Like many developing nations, there is pressure on the natural environment from commercial and agriculture interests.
Graph showing deforestation rate of Brazil's rainforest since 1988. (Source: INPE)
According to INPE, in 1995 nearly 30,000 square kilometers (about 11,550 square miles) were cleared -- that is an area about the size of Belgium or the U.S. state of Maryland -- but in 2011 the rate of loss had been reduced to just over 6,000 square kilometers (about 2,400 square miles).
Last year saw the lowest annual clearance since yearly INPE surveys began in 1988 and Brazil is aiming to reduce deforestation even further to 3,500 square kilometres annually by 2020.
Brazil's environment ministry credits its success on a combination of support for sustainable activities and near real-time satellite monitoring of forest regions that allows it to target illegal operations with extra agents.
But environmentalists worry that these results -- brought about by efficient use of technology allied with a political will to slow clearing -- could now be put at risk by an overhaul of Brazil's Forest Code.

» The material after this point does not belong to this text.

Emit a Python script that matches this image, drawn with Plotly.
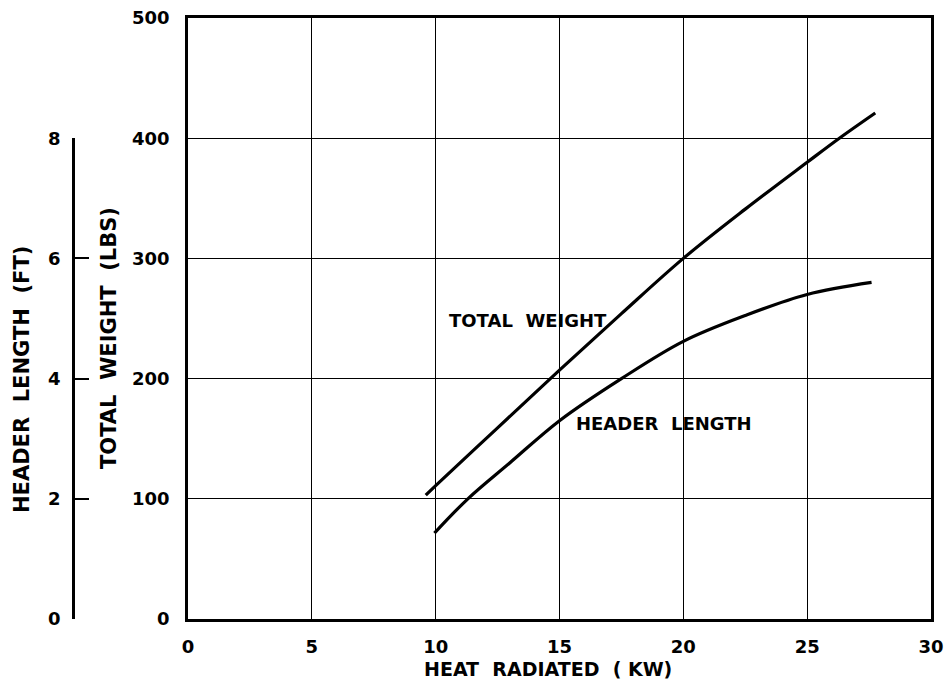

Protesters say the new code, which could come into effect after a much-delayed crucial vote, reduces protection and weakens enforcement laws.
"The changes in the new Forest Code will reduce this protection. Combined with the strong presence of 'ruralists' in the Congress -- congressmen linked to the agri-business sector -- there is good reason to be very concerned for the future of forests in Brazil," said Jessica Miller of Greenpeace Brazil.
"Deforestation in the Amazon has many drivers. Loggers come first to take the most precious timber and finance the building of rough, illegal roads. Then come cattle ranchers, burning what is left and planting grass. Cattle ranching is often used to guarantee the ownership of the area by land grabbers," she said.
At present, Brazilian government statistics show that about 30% of the country's land is given over to agriculture.
The power of the rural lobby is acknowledged by those close to the Brazilian government but the environmental fears are also rejected.
Luis Antonio Carvalho, special advisor to the Brazilian Environment Minister, Izabella Teixeira, said: "It is true that the rural caucus representatives have much power, everybody knows that. Much of the GDP comes from the Brazilian agriculture and livestock. It is a sector of great importance for the country.
"The new proposal includes all the government's requirements. It sets out regulations to restore the land. It includes components such as social interest, public utilities and low environmental impact.
"But I think this is the best proposal that can come out for both sides. Environmental groups are concerned, but the rural caucus, on the other hand, are worried too. So it is clear that neither side will be satisfied with any code that the government approves."
Carvalho said farmers must keep 80% of their forested land -- they will only be able to clear 20% -- and may have to use some of their land for reforestation.
But farmers are worried about the future of their businesses and keen to modernize the existing code, which dates to 1965.
No-one from the Brazilian farmers' body, the CNA, which represents 2,300 rural trade unions, was available for comment but the group's website calls for a balanced approach that safeguards conservation and food production "because this production depends on the welfare and progress of the Brazilians."